While Russia remains America’s only peer in the area of nuclear weapons capabilities, China has been embarked on an ambitious military modernization campaign that includes both “qualitative and quantitative” upgrading of its nuclear arsenal, according to the last nuclear posture review.
And then there’s North Korea, whose leader Kim Jong Un has a stated goal of developing intercontinental ballistic missiles with the capability of delivering a nuclear warhead to a city on the U.S. mainland.
Hyten said that while the U.S. has de-emphasized the role of nuclear weapons for the past two decades, its adversaries have done the exact opposite.
“Russia, in 2006, started a huge, aggressive program to modernize and build new nuclear capabilities. They continue that to this day. New ballistic missiles, new weapons, new cruise missiles, significant air-launch cruise missile capabilities, now the ground launch cruise missile capabilities,” Hyten warned Congress. “China has done the same thing. Hypersonic glide vehicles on both sides that bring new threats to bear.”
It is, according to Air Force Chief of Staff Gen. David Goldfein, a grave new world.
“As service chiefs, you know, what we do is we look at [trying to balance] capability, capacity and readiness,” Goldfein testified before the House Armed Services Committee in April. “We make strategic trades based on our assumptions of the global security environment. What’s different now? The world’s different now.”
It’s against this backdrop that President Trump directed Defense Secretary Jim Mattis to begin a sweeping review of all aspects of U.S. nuclear deterrence policy, everything from how many warheads the U.S. needs, to how many delivery systems, to what threats the U.S. may need to counter in the coming decade.
National Security Presidential Memorandum 1, signed by Trump one week after his inauguration, directs Mattis to conduct the review “to ensure the U.S. nuclear deterrent is safe, secure, effective, reliable and appropriately tailored to deter 21st-century threats and reassure our allies.”
Last month, Mattis assigned the task to the deputy secretary of defense and the vice chairman of the Joint Chiefs of Staff and set a deadline of the end of 2017.
But even before the formal directive, the work had already begun, Hyten said. And it’s not just one review but multiple studies, including a review of the ballistic missile defenses and the appropriate response to Russia’s violation of the Intermediate-Range Nuclear Forces Treaty with its recent deployment of a land-based cruise missile. “I suspect there will be serious consideration of recommending pulling out of INF treaty and not extending New START,” said James Carafano, a defense analyst at the Heritage Foundation.
But Hyten said it appears Moscow is adhering to the New Strategic Arms Reduction Treaty agreement, which calls for both sides to be limited 1,550 deployed warheads and 700 deployed delivery systems by February 2018.

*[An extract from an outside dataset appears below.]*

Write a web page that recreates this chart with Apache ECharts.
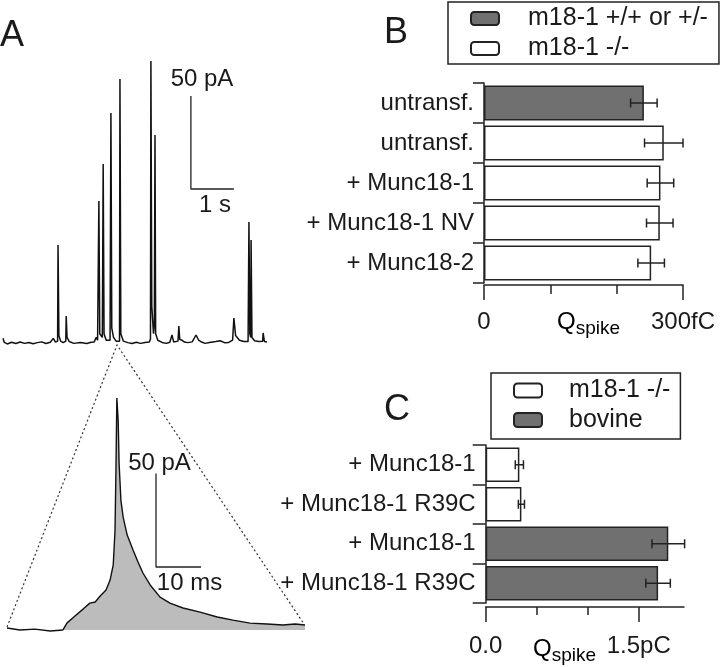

“From a strategic weapons perspective, I support the limits that are in the New START,” Hyten testified, adding that withdrawing from the treaty would not be part of the review.
Also off the table is consideration of eliminating any of the three legs of the nuclear triad, the Cold War strategy under which the U.S. maintains the capability to deliver nuclear weapons from submarines, bombers and land-based ICBMs.

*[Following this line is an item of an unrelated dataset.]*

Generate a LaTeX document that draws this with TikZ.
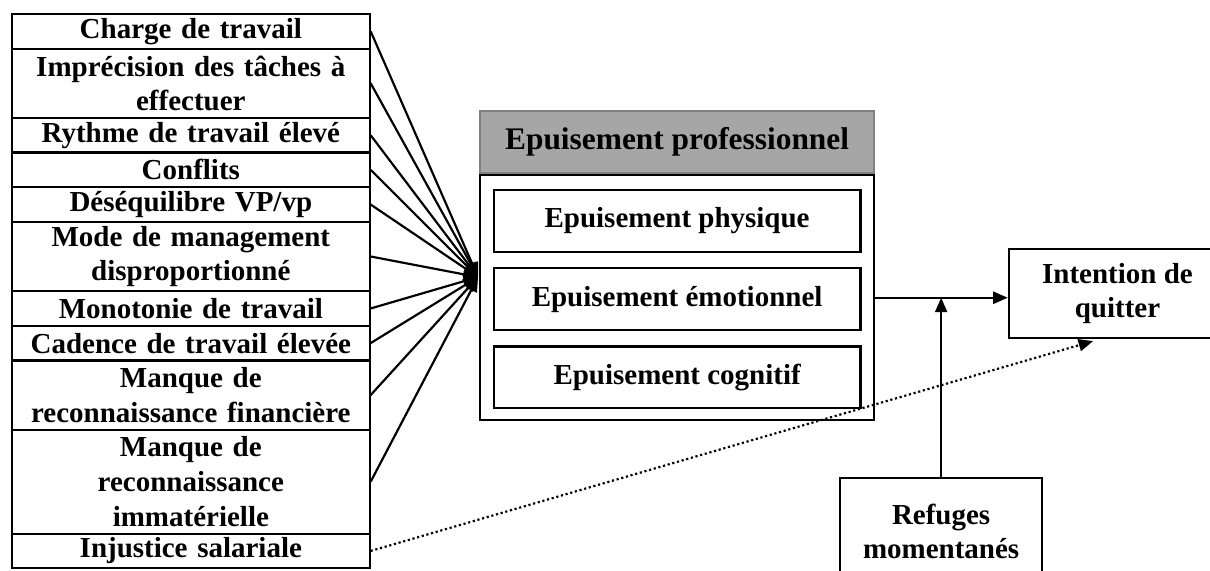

The 30-year triad modernization plan calls for a new Columbia class of ballistic missile submarines, new B-21 Raider long-range stealth bombers, and new replacement ICBMs known as the ground-based deterrent, along with new bombs and cruise missiles. It is projected to cost $1 trillion.
But Michael O’Hanlon, an analyst at the Brookings Institution, said the review should not just be about counting warheads and systems but about the role nuclear deterrence can play in maintaining peace and stability.
“I feel the best focus now may be on counterforce and how much of it we really need to do,” O’Hanlon said. “I don’t think we need to aim for the capacity to substantially disarm the Russians in a first strike, yet much of our planning still does so, explicitly or implicitly.”
But with Russia thinking differently about the role of nuclear arms in the 21st century, the U.S. may have to adjust its calculus too, argued Armed Services Committee Chairman Sen. John McCain at last month’s hearing on the U.S. Strategic Command.
“Whatever well-intentioned hopes we may have had after the end of the Cold War,” McCain said, “the United States can no longer seek to reduce the role of nuclear weapons in our national security strategy or narrow the range of contingencies under which we would have to consider their use.”